Electronic Voting: Speedy and Secure

By the end of November 6th, more than 100 million American citizens had exercised their constitutionally protected and hard-won right to vote. Four days later, many are left unsure who their elected leaders are or if their vote had been counted. With twelve House races, three Senate races, and three gubernatorial races still too close to call, many citizens are fairly wondering if there is a faster way to tabulate votes in the modern age. Electronic voting is one potential solution to this problem. Electronic voting has many upsides: ballots would not need to be printed in advance, provisional ballots getting mixed with proper ballots would be less of a concern, and the tabulation process would be generally streamlined. But, with concerns about voter fraud and corruption on both sides of the aisle, the security of our elections must also remain a top concern.

Experts from both academia and cybersecurity have been concerned with electronic voting security for years. While concerns with the security of electronic voting are not new, they played a role in voting methods used in the 2018 midterm election. But, not all electronic voting machines are equally unsecure. Electronic voting machines that do not produce paper receipts are particularly concerning. All machines are vulnerable to software glitches. However, electronic voting machines that do produce receipts at least give voters the opportunity to spot errors. Electronic voting machines that do not produce paper receipts could potentially have internal software errors that are nearly undetectable. Electronic voting that produces paper receipts may be the solution that balances the need for efficient voting and tabulation with the need for the highest levels of security.

Electronic voting has many upsides: ballots would not need to be printed in advance, provisional ballots getting mixed with proper ballots would be less of a concern, and the tabulation process would be generally streamlined.

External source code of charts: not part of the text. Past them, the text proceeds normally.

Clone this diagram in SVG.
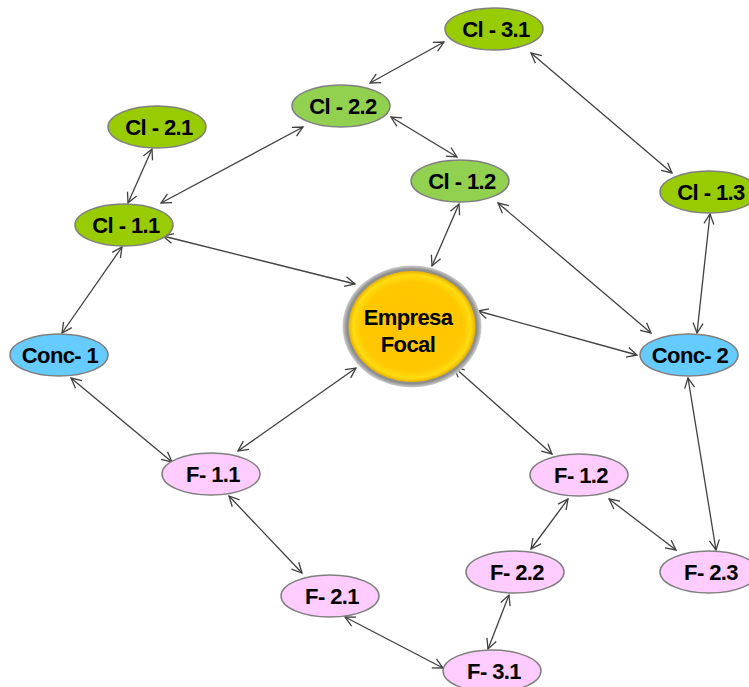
<svg xmlns="http://www.w3.org/2000/svg" width="749" height="687" viewBox="0 0 749 687">
  <defs>
    <marker id="arr" viewBox="0 0 12 12" refX="11" refY="6" markerWidth="12" markerHeight="12" markerUnits="userSpaceOnUse" orient="auto-start-reverse">
      <path d="M1,1 L11,6 L1,11" fill="none" stroke="#404040" stroke-width="1.3"/>
    </marker>
    <radialGradient id="focalFill" cx="50%" cy="50%" r="50%">
      <stop offset="0" stop-color="#ffc400"/>
      <stop offset="0.8" stop-color="#ffc800"/>
      <stop offset="0.93" stop-color="#ffdc10"/>
      <stop offset="1" stop-color="#e8b000"/>
    </radialGradient>
    <radialGradient id="focalRing" cx="50%" cy="50%" r="50%">
      <stop offset="0.86" stop-color="#8a8a8a"/>
      <stop offset="0.94" stop-color="#8f8f8f"/>
      <stop offset="1" stop-color="#cfcfcf"/>
    </radialGradient>
  </defs>
  <style>
    .edge { stroke: #404040; stroke-width: 1.3; fill: none; marker-start: url(#arr); marker-end: url(#arr); }
    .node ellipse { stroke: #7f7f7f; stroke-width: 1.5; }
    .cl { fill: #99cc00; }
    .cl2 { fill: #92d050; }
    .conc { fill: #66ccff; }
    .f { fill: #ffccff; }
    text { font-family: "Liberation Sans", Arial, sans-serif; font-weight: bold; font-size: 22px; letter-spacing: -0.6px; text-anchor: middle; fill: #000; }
  </style>
  <rect width="749" height="687" fill="#fff"/>

  <g id="connectors">
    <line class="edge" x1="444" y1="42" x2="370" y2="83"/>
    <line class="edge" x1="531" y1="53" x2="672" y2="173"/>
    <line class="edge" x1="391" y1="117" x2="457" y2="157"/>
    <line class="edge" x1="303" y1="127" x2="161" y2="203"/>
    <line class="edge" x1="152" y1="149" x2="128" y2="203"/>
    <line class="edge" x1="163" y1="236" x2="355" y2="284"/>
    <line class="edge" x1="122" y1="247" x2="62" y2="333"/>
    <line class="edge" x1="459" y1="204" x2="432" y2="266"/>
    <line class="edge" x1="498" y1="203" x2="651" y2="333"/>
    <line class="edge" x1="710" y1="214" x2="697" y2="333"/>
    <line class="edge" x1="478" y1="311" x2="637" y2="355"/>
    <line class="edge" x1="71" y1="378" x2="172" y2="462"/>
    <line class="edge" x1="356" y1="368" x2="238" y2="451"/>
    <line class="edge" x1="454" y1="367" x2="552" y2="454"/>
    <line class="edge" x1="688" y1="378" x2="716" y2="550"/>
    <line class="edge" x1="568" y1="499" x2="531" y2="549"/>
    <line class="edge" x1="609" y1="499" x2="676" y2="550"/>
    <line class="edge" x1="229" y1="496" x2="302" y2="573"/>
    <line class="edge" x1="509" y1="595" x2="488" y2="649"/>
    <line class="edge" x1="345" y1="617" x2="443" y2="668"/>
  </g>

  <g id="focal">
    <ellipse cx="412" cy="326.5" rx="69.5" ry="61" fill="url(#focalRing)"/>
    <ellipse cx="412" cy="326.5" rx="63.5" ry="55.5" fill="url(#focalFill)"/>
    <text x="408" y="325" font-size="23" letter-spacing="0">Empresa</text>
    <text x="408" y="352" font-size="23" letter-spacing="0">Focal</text>
  </g>

  <g id="cl-3-1" class="node"><ellipse class="cl" cx="494" cy="29" rx="49" ry="21"/><text x="496" y="37">Cl - 3.1</text></g>
  <g id="cl-2-2" class="node"><ellipse class="cl2" cx="341" cy="106" rx="49" ry="21"/><text x="343" y="114">Cl - 2.2</text></g>
  <g id="cl-2-1" class="node"><ellipse class="cl" cx="157" cy="127" rx="49" ry="21"/><text x="159" y="135">Cl - 2.1</text></g>
  <g id="cl-1-2" class="node"><ellipse class="cl2" cx="460" cy="181" rx="49" ry="21"/><text x="462" y="189">Cl - 1.2</text></g>
  <g id="cl-1-3" class="node"><ellipse class="cl" cx="709" cy="192" rx="49" ry="21"/><text x="711" y="200">Cl - 1.3</text></g>
  <g id="cl-1-1" class="node"><ellipse class="cl" cx="124" cy="225" rx="49" ry="21"/><text x="126" y="233">Cl - 1.1</text></g>
  <g id="conc-1" class="node"><ellipse class="conc" cx="59" cy="355" rx="49" ry="21"/><text x="60" y="363">Conc- 1</text></g>
  <g id="conc-2" class="node"><ellipse class="conc" cx="689" cy="355" rx="49" ry="21"/><text x="690" y="363">Conc- 2</text></g>
  <g id="f-1-1" class="node"><ellipse class="f" cx="211" cy="474" rx="49" ry="21"/><text x="213" y="482">F- 1.1</text></g>
  <g id="f-1-2" class="node"><ellipse class="f" cx="579" cy="475" rx="49" ry="21"/><text x="581" y="483">F- 1.2</text></g>
  <g id="f-2-2" class="node"><ellipse class="f" cx="515" cy="572" rx="49" ry="21"/><text x="517" y="580">F- 2.2</text></g>
  <g id="f-2-3" class="node"><ellipse class="f" cx="709" cy="572" rx="49" ry="21"/><text x="711" y="580">F- 2.3</text></g>
  <g id="f-2-1" class="node"><ellipse class="f" cx="330" cy="596" rx="49" ry="21"/><text x="332" y="604">F- 2.1</text></g>
  <g id="f-3-1" class="node"><ellipse class="f" cx="492" cy="671" rx="49" ry="21"/><text x="494" y="679">F- 3.1</text></g>
</svg>
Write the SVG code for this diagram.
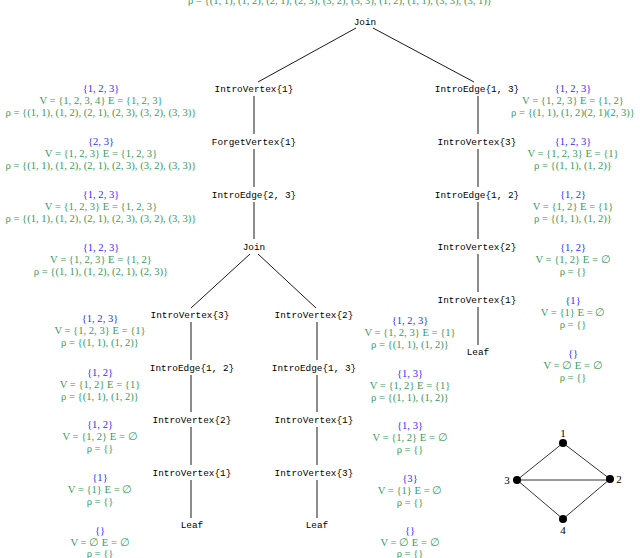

One county clerk recognized the potential of electronic voting machines that produce paper receipts to revolutionize the voting process in a secure way and took action. Dana Debeauvoir, the County Clerk for Travis County in Texas, gathered a group of election administrators, cyber security experts, and academics to create a solution. After more than a decade of work, they came up with STAR-Vote: A Secure, Transparent, Auditable, and Reliable Voting System. By creating an auditable voting records, voters and administrators could ensure that voters were being properly counted in a way that was unhackable. Unfortunately, while their software was promising, machine manufacturers simply refused to create machines that could use the STAR-Vote system. Instead, machine manufactures stayed with the more-profitable systems that they had already been using. Even though the STAR-Vote design did not take off, voters in Travis County will use a similar system for the next presidential election. Debeauvoir is confident that the similar system her voters will be using will “have all the advantages of electronic voting and its additional security”. As voters hear rumors of lost boxes of ballots and temporarily lost jump drives containing votes, questions about how we can modernize and secure the voting process are at forefront. While some counties are taking steps to take voting into the future, we are a long time and a lot of funding away from getting there.